In an unanimous decision, the Supereme Court sided with CSS on the grounds that “Philadelphia’s refusal to contract with Catholic Social Services for the provision of foster care services unless CSS agrees to certify same-sex couples as foster parents violates the free exercise clause of the First Amendment”. The court, however, did not make any sweeping generalizations regarding religious liberties. Instead, the court found that Philadelphia’s nondiscrimination policy was not “generally applicable” as would be necessary under Employment Division v. Smith rule, a case that established precedent for denying religious exemptions for “neutral laws of general applicability.” In ruling this way, the court made exemptions for CSS in this specific context, but did not overturn the ability to deny religious exemptions found under Smith.
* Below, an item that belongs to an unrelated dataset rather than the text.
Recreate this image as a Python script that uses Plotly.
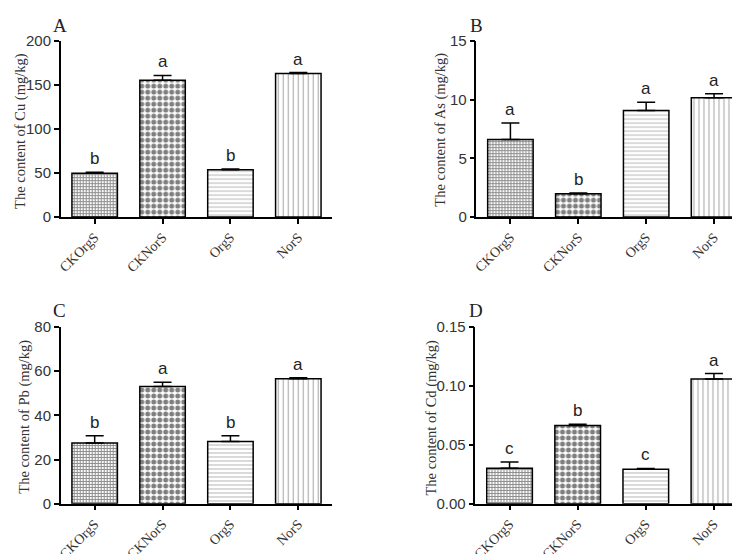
import plotly.graph_objects as go

categories = ["CKOrgS", "CKNorS", "OrgS", "NorS"]

cu_values = [49.6, 155.5, 53.6, 163.2]
cu_errors = [1.2, 5.5, 0.8, 1.0]
cu_letters = ["b", "a", "b", "a"]

as_values = [6.6, 1.98, 9.08, 10.16]
as_errors = [1.42, 0.05, 0.7, 0.35]
as_letters = ["a", "b", "a", "a"]

pb_values = [27.5, 53.1, 28.2, 56.6]
pb_errors = [3.3, 1.9, 2.6, 0.4]
pb_letters = ["b", "a", "b", "a"]

cd_values = [0.0302, 0.0664, 0.0293, 0.1058]
cd_errors = [0.0052, 0.0011, 0.0006, 0.0047]
cd_letters = ["c", "b", "c", "a"]

panels = [
    dict(name="A", vals=cu_values, errs=cu_errors, letters=cu_letters,
         title="The content of Cu (mg/kg)", rng=[0, 200], dtick=50, fmt=None),
    dict(name="B", vals=as_values, errs=as_errors, letters=as_letters,
         title="The content of As (mg/kg)", rng=[0, 15], dtick=5, fmt=None),
    dict(name="C", vals=pb_values, errs=pb_errors, letters=pb_letters,
         title="The content of Pb (mg/kg)", rng=[0, 80], dtick=20, fmt=None),
    dict(name="D", vals=cd_values, errs=cd_errors, letters=cd_letters,
         title="The content of Cd (mg/kg)", rng=[0, 0.15], dtick=0.05, fmt=".2f"),
]

W, H = 740, 554
# pixel layout of each panel: (x0, x1, ytop, ybottom)
boxes = [(49, 322, 25, 207), (467, 740, 25, 207), (49, 322, 321, 504), (466, 740, 321, 504)]
title_pos = [(9, 118), (431, 117), (13, 414), (422, 415)]
label_pos = [(48, 9), (467, 9), (48, 304), (467, 304)]

patterns = [
    dict(shape="+", size=3, solidity=0.6, fgcolor="#222222"),
    dict(shape=".", size=6, solidity=0.55, fgcolor="black"),
    dict(shape="-", size=4, solidity=0.22, fgcolor="#555555"),
    dict(shape="|", size=5, solidity=0.22, fgcolor="#555555"),
]

fig = go.Figure()
annotations = []
for i, p in enumerate(panels):
    ax = "" if i == 0 else str(i + 1)
    x0, x1, yt, yb = boxes[i]
    fig.add_trace(go.Bar(
        x=categories, y=p["vals"],
        xaxis="x" + ax, yaxis="y" + ax,
        width=0.67,
        marker=dict(color="white", line=dict(color="black", width=1.5),
                    pattern=dict(shape=[pt["shape"] for pt in patterns],
                                 size=[pt["size"] for pt in patterns],
                                 solidity=[pt["solidity"] for pt in patterns],
                                 fgcolor=[pt["fgcolor"] for pt in patterns],
                                 bgcolor="white", fillmode="overlay")),
        error_y=dict(type="data", array=p["errs"], arrayminus=[0] * 4,
                     symmetric=False, color="black", thickness=1.5, width=9),
        showlegend=False,
    ))
    fig.update_layout(**{
        "xaxis" + ax: dict(domain=[x0 / W, x1 / W], anchor="y" + ax,
                           range=[-0.5, 3.5], showline=True, linecolor="black",
                           linewidth=1.5, ticks="outside", ticklen=5, tickwidth=1.5,
                           tickcolor="black", tickangle=-45, showgrid=False,
                           tickfont=dict(family="Liberation Serif", size=14, color="#333333")),
        "yaxis" + ax: dict(domain=[1 - yb / H, 1 - yt / H], anchor="x" + ax,
                           range=p["rng"], dtick=p["dtick"], tick0=0,
                           tickformat=p["fmt"], showline=True, linecolor="black",
                           linewidth=1.5, ticks="outside", ticklen=5, tickwidth=1.5,
                           tickcolor="black", showgrid=False, zeroline=False,
                           tickfont=dict(family="Liberation Sans", size=15, color="#333333")),
    })
    for c, v, e, l in zip(categories, p["vals"], p["errs"], p["letters"]):
        annotations.append(dict(x=c, y=v + e, xref="x" + ax, yref="y" + ax,
                                text=l, showarrow=False, yanchor="bottom", yshift=2,
                                font=dict(family="Liberation Sans", size=17, color="#222222")))
    tx, ty = title_pos[i]
    annotations.append(dict(x=tx / W, y=1 - ty / H, xref="paper", yref="paper",
                            text=p["title"], textangle=-90, showarrow=False,
                            xanchor="center", yanchor="middle",
                            font=dict(family="Liberation Serif", size=14.5, color="#333333")))
    lx, ly = label_pos[i]
    annotations.append(dict(x=lx / W, y=1 - ly / H, xref="paper", yref="paper",
                            text=p["name"], showarrow=False,
                            xanchor="center", yanchor="middle",
                            font=dict(family="Liberation Serif", size=19, color="#222222")))

fig.update_layout(width=W, height=H, margin=dict(l=0, r=0, t=0, b=0),
                  plot_bgcolor="white", paper_bgcolor="white",
                  annotations=annotations, bargap=0.33)
fig.write_html("out.html")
Neither side has emerged particularly pleased with the court’s decision. Those supporting the city’s nondiscrimination code are obviously concerned with the court’s ruling, as it fails to require governmentally contracted organizations to uphold the equality of LGTQ+ individuals. CSS’s supporters, however, perhaps have more qualms with the decision. Fulton presented a rare opportunity for religious enthusiasts to overturn Smith, the case that permits the denial of religious expression in certain cases. While the court did rule in favor of CSS, upholding their right to religious practice in this case, it did not attempt to overturn or contradict Smith.
This is not the first time the Roberts Court has ruled in this way. In Mahanoy v. B.L., a high school student contested her removal from her school’s cheerleading team on the basis of something she had said off-campus. Rather than address the issues of Tinker’s application to off-campus speech, and what qualifies as off-campus speech, the court made its decision, in an 8-1 vote, based on the specifics of Mahanoy. This is said to be part of Chief Justice Robert’s attempts to rebuild trust in the government and the court in creating the occasion for unanimous or near-unanimous decisions in light of increasing political division.
For LGBTQ+ individuals and allies, while it is easy to fault the court, especially its progressive members, for siding with this decision, it is important to note that this case sets very little meaningful precedent. The court’s decision, predicated on such narrow grounds, does not alter or amend the Employment Division v. Smith case, nor does it put forward a new doctrine for dealing with future confrontations of religious groups and the LGBTQ+ community. While in this case, it may appear that equality for the LGBTQ+ community was ruled as secondary to free practice of religious liberties, the court’s ruling was not nearly wide enough to serve as a major setback to the community, but rather a stern reminder that the fight for LGBTQ+ equality has yet to be won.